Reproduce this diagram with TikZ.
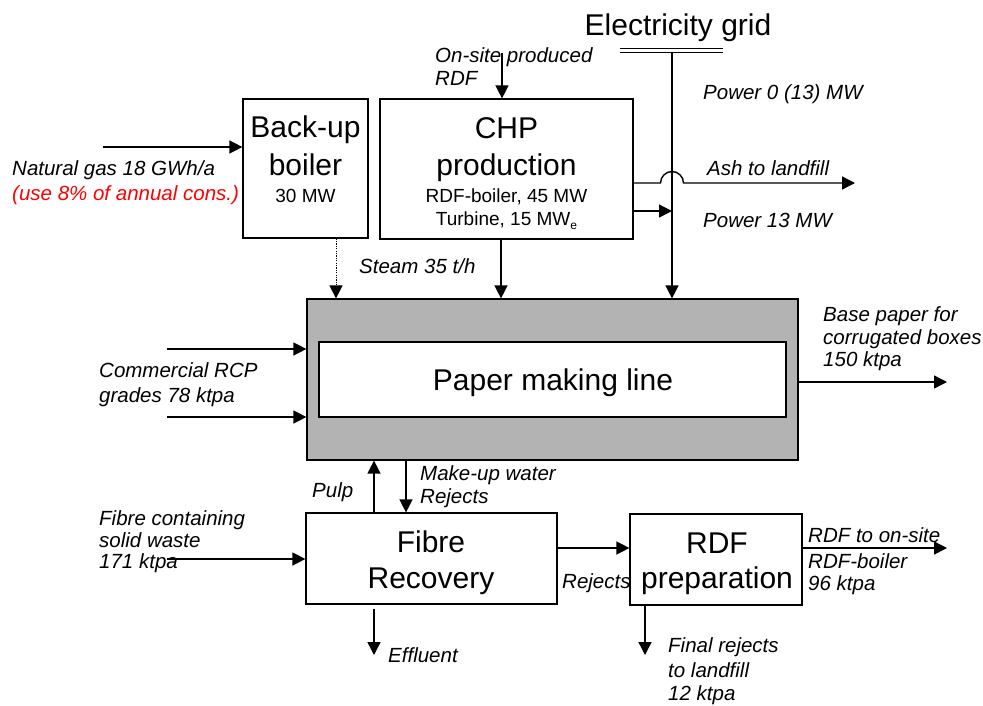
\documentclass[tikz,border=0pt]{standalone}
\usepackage{fontspec}
\setmainfont{Liberation Sans}
\usetikzlibrary{arrows.meta}
\definecolor{pmgray}{RGB}{179,179,179}
\begin{document}
\begin{tikzpicture}[x=1pt,y=-1pt,
  box/.style={draw,line width=1.2pt,inner sep=0pt,fill=white},
  flow/.style={line width=1.4pt,-{Triangle[length=13pt,width=13pt]}},
  big/.style={anchor=base,inner sep=0pt,font=\fontsize{30}{36}\selectfont},
  small/.style={anchor=base,inner sep=0pt,font=\fontsize{19}{23}\selectfont},
  lab/.style={anchor=base west,inner sep=0pt,font=\itshape\fontsize{20.5}{24}\selectfont}]
\useasboundingbox (0,0) rectangle (983,705);
% boxes
\node[box,minimum width=125pt,minimum height=139pt] (bb) at (305.5,168.5) {};
\node[box,minimum width=253pt,minimum height=140pt] (chp) at (506.5,169) {};
\node[box,fill=pmgray,minimum width=491pt,minimum height=161pt] (pm) at (552.5,379.5) {};
\node[box,minimum width=467pt,minimum height=75pt] (pmi) at (552.5,379.5) {};
\node[box,minimum width=251pt,minimum height=91pt] (fr) at (431.5,558.5) {};
\node[box,minimum width=172pt,minimum height=91pt] (rdf) at (716,559.5) {};
% box texts
\node[big] (t1) at (305.5,137) {Back-up};
\node[big] (t2) at (305.5,175) {boiler};
\node[small] (t3) at (305.5,202) {30 MW};
\node[big] (t4) at (506.5,138) {CHP};
\node[big] (t5) at (506.5,175) {production};
\node[small] (t6) at (506.5,202) {RDF-boiler, 45 MW};
\node[small] (t7) at (506.5,225) {Turbine, 15 MW\raisebox{-4pt}{\fontsize{12}{12}\selectfont e}};
\node[big] (t8) at (553,390) {Paper making line};
\node[big] (t9) at (431,552) {Fibre};
\node[big] (t10) at (431,588) {Recovery};
\node[big] (t11) at (717,553) {RDF};
\node[big] (t12) at (717,588) {preparation};
\node[big] (grid) at (678,35) {Electricity grid};
% helper coordinates
\coordinate (gas) at (103,147);
\coordinate (rdfin) at (502,53);
\coordinate (gl) at (620,50);
\coordinate (gr) at (723,50);
\coordinate (gx) at (672,52);
\coordinate (ashend) at (855,183);
\coordinate (steamx) at (336,0);
\coordinate (chpx) at (501,0);
\coordinate (rcp1) at (167,349);
\coordinate (rcp2) at (167,417);
\coordinate (bpend) at (947,382);
\coordinate (pulpx) at (374,0);
\coordinate (mkx) at (406,0);
\coordinate (fws) at (167,559);
\coordinate (rdfend) at (947,548);
\coordinate (finx) at (645,655);
% grid bar
\draw[line width=0.9pt] ([yshift=-2pt]gl) -- ([yshift=-2pt]gr);
\draw[line width=0.9pt] ([yshift=2pt]gl) -- ([yshift=2pt]gr);
% connectors
\draw[flow] (gas) -- (gas -| bb.west);
\draw[flow] (rdfin) -- (rdfin |- chp.north);
\draw[flow] (gx) -- (gx |- pm.north);
\draw[flow] (chp.east |- ashend) -- (660.5,183) arc[start angle=180,end angle=0,radius=11.5pt] -- (ashend);
\draw[flow] (633,211) -- (gx |- 0,211);
\draw[line width=1pt,dash pattern=on 1.2pt off 1.2pt,-{Triangle[length=13pt,width=13pt]}] (steamx |- bb.south) -- (steamx |- pm.north);
\draw[flow] (chpx |- chp.south) -- (chpx |- pm.north);
\draw[flow] (rcp1) -- (rcp1 -| pm.west);
\draw[flow] (rcp2) -- (rcp2 -| pm.west);
\draw[flow] (bpend -| pm.east) -- (bpend);
\draw[flow] (pulpx |- fr.north) -- (pulpx |- pm.south);
\draw[flow] (mkx |- pm.south) -- (mkx |- fr.north);
\draw[flow] (fws) -- (fws -| fr.west);
\draw[flow] ([yshift=-4pt]pulpx |- fr.south) -- (374,655);
\draw[flow] (fr.east |- 0,548) -- (rdf.west |- 0,548);
\draw[flow] (rdf.east |- rdfend) -- (rdfend);
\draw[flow] (finx |- rdf.south) -- (finx);
% labels
\node[lab] (l1) at (12,175) {Natural gas 18 GWh/a};
\node[lab,text=red] (l2) at (12,200) {(use 8\% of annual cons.)};
\node[lab] (l3) at (435,62) {On-site produced};
\node[lab] (l4) at (435,85) {RDF};
\node[lab] (l5) at (703,99) {Power 0 (13) MW};
\node[lab] (l6) at (707,175) {Ash to landfill};
\node[lab] (l7) at (703,227) {Power 13 MW};
\node[lab] (l8) at (359,273) {Steam 35 t/h};
\node[lab] (l9) at (99,377) {Commercial RCP};
\node[lab] (l10) at (99,402) {grades 78 ktpa};
\node[lab] (l11) at (823,321) {Base paper for};
\node[lab] (l12) at (823,344) {corrugated boxes};
\node[lab] (l13) at (823,366) {150 ktpa};
\node[lab] (l14) at (99,525) {Fibre containing};
\node[lab] (l15) at (99,547) {solid waste};
\node[lab] (l16) at (99,568) {171 ktpa};
\node[lab] (l17) at (312,497) {Pulp};
\node[lab] (l18) at (420,480) {Make-up water};
\node[lab] (l19) at (420,503) {Rejects};
\node[lab] (l20) at (562,588) {Rejects};
\node[lab] (l21) at (388,662) {Effluent};
\node[lab] (l22) at (808,542) {RDF to on-site};
\node[lab] (l23) at (808,568) {RDF-boiler};
\node[lab] (l24) at (808,590) {96 ktpa};
\node[lab] (l25) at (668,652) {Final rejects};
\node[lab] (l26) at (668,677) {to landfill};
\node[lab] (l27) at (668,700) {12 ktpa};
\end{tikzpicture}
\end{document}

**Requirement**
Copy the material above in full and exactly, skipping pictures.

**Solution for this problem**
Reproduce this diagram with TikZ.
\documentclass[tikz,border=0pt]{standalone}
\usepackage{fontspec}
\setmainfont{Liberation Sans}
\usetikzlibrary{arrows.meta}
\definecolor{pmgray}{RGB}{179,179,179}
\begin{document}
\begin{tikzpicture}[x=1pt,y=-1pt,
  box/.style={draw,line width=1.2pt,inner sep=0pt,fill=white},
  flow/.style={line width=1.4pt,-{Triangle[length=13pt,width=13pt]}},
  big/.style={anchor=base,inner sep=0pt,font=\fontsize{30}{36}\selectfont},
  small/.style={anchor=base,inner sep=0pt,font=\fontsize{19}{23}\selectfont},
  lab/.style={anchor=base west,inner sep=0pt,font=\itshape\fontsize{20.5}{24}\selectfont}]
\useasboundingbox (0,0) rectangle (983,705);
% boxes
\node[box,minimum width=125pt,minimum height=139pt] (bb) at (305.5,168.5) {};
\node[box,minimum width=253pt,minimum height=140pt] (chp) at (506.5,169) {};
\node[box,fill=pmgray,minimum width=491pt,minimum height=161pt] (pm) at (552.5,379.5) {};
\node[box,minimum width=467pt,minimum height=75pt] (pmi) at (552.5,379.5) {};
\node[box,minimum width=251pt,minimum height=91pt] (fr) at (431.5,558.5) {};
\node[box,minimum width=172pt,minimum height=91pt] (rdf) at (716,559.5) {};
% box texts
\node[big] (t1) at (305.5,137) {Back-up};
\node[big] (t2) at (305.5,175) {boiler};
\node[small] (t3) at (305.5,202) {30 MW};
\node[big] (t4) at (506.5,138) {CHP};
\node[big] (t5) at (506.5,175) {production};
\node[small] (t6) at (506.5,202) {RDF-boiler, 45 MW};
\node[small] (t7) at (506.5,225) {Turbine, 15 MW\raisebox{-4pt}{\fontsize{12}{12}\selectfont e}};
\node[big] (t8) at (553,390) {Paper making line};
\node[big] (t9) at (431,552) {Fibre};
\node[big] (t10) at (431,588) {Recovery};
\node[big] (t11) at (717,553) {RDF};
\node[big] (t12) at (717,588) {preparation};
\node[big] (grid) at (678,35) {Electricity grid};
% helper coordinates
\coordinate (gas) at (103,147);
\coordinate (rdfin) at (502,53);
\coordinate (gl) at (620,50);
\coordinate (gr) at (723,50);
\coordinate (gx) at (672,52);
\coordinate (ashend) at (855,183);
\coordinate (steamx) at (336,0);
\coordinate (chpx) at (501,0);
\coordinate (rcp1) at (167,349);
\coordinate (rcp2) at (167,417);
\coordinate (bpend) at (947,382);
\coordinate (pulpx) at (374,0);
\coordinate (mkx) at (406,0);
\coordinate (fws) at (167,559);
\coordinate (rdfend) at (947,548);
\coordinate (finx) at (645,655);
% grid bar
\draw[line width=0.9pt] ([yshift=-2pt]gl) -- ([yshift=-2pt]gr);
\draw[line width=0.9pt] ([yshift=2pt]gl) -- ([yshift=2pt]gr);
% connectors
\draw[flow] (gas) -- (gas -| bb.west);
\draw[flow] (rdfin) -- (rdfin |- chp.north);
\draw[flow] (gx) -- (gx |- pm.north);
\draw[flow] (chp.east |- ashend) -- (660.5,183) arc[start angle=180,end angle=0,radius=11.5pt] -- (ashend);
\draw[flow] (633,211) -- (gx |- 0,211);
\draw[line width=1pt,dash pattern=on 1.2pt off 1.2pt,-{Triangle[length=13pt,width=13pt]}] (steamx |- bb.south) -- (steamx |- pm.north);
\draw[flow] (chpx |- chp.south) -- (chpx |- pm.north);
\draw[flow] (rcp1) -- (rcp1 -| pm.west);
\draw[flow] (rcp2) -- (rcp2 -| pm.west);
\draw[flow] (bpend -| pm.east) -- (bpend);
\draw[flow] (pulpx |- fr.north) -- (pulpx |- pm.south);
\draw[flow] (mkx |- pm.south) -- (mkx |- fr.north);
\draw[flow] (fws) -- (fws -| fr.west);
\draw[flow] ([yshift=-4pt]pulpx |- fr.south) -- (374,655);
\draw[flow] (fr.east |- 0,548) -- (rdf.west |- 0,548);
\draw[flow] (rdf.east |- rdfend) -- (rdfend);
\draw[flow] (finx |- rdf.south) -- (finx);
% labels
\node[lab] (l1) at (12,175) {Natural gas 18 GWh/a};
\node[lab,text=red] (l2) at (12,200) {(use 8\% of annual cons.)};
\node[lab] (l3) at (435,62) {On-site produced};
\node[lab] (l4) at (435,85) {RDF};
\node[lab] (l5) at (703,99) {Power 0 (13) MW};
\node[lab] (l6) at (707,175) {Ash to landfill};
\node[lab] (l7) at (703,227) {Power 13 MW};
\node[lab] (l8) at (359,273) {Steam 35 t/h};
\node[lab] (l9) at (99,377) {Commercial RCP};
\node[lab] (l10) at (99,402) {grades 78 ktpa};
\node[lab] (l11) at (823,321) {Base paper for};
\node[lab] (l12) at (823,344) {corrugated boxes};
\node[lab] (l13) at (823,366) {150 ktpa};
\node[lab] (l14) at (99,525) {Fibre containing};
\node[lab] (l15) at (99,547) {solid waste};
\node[lab] (l16) at (99,568) {171 ktpa};
\node[lab] (l17) at (312,497) {Pulp};
\node[lab] (l18) at (420,480) {Make-up water};
\node[lab] (l19) at (420,503) {Rejects};
\node[lab] (l20) at (562,588) {Rejects};
\node[lab] (l21) at (388,662) {Effluent};
\node[lab] (l22) at (808,542) {RDF to on-site};
\node[lab] (l23) at (808,568) {RDF-boiler};
\node[lab] (l24) at (808,590) {96 ktpa};
\node[lab] (l25) at (668,652) {Final rejects};
\node[lab] (l26) at (668,677) {to landfill};
\node[lab] (l27) at (668,700) {12 ktpa};
\end{tikzpicture}
\end{document}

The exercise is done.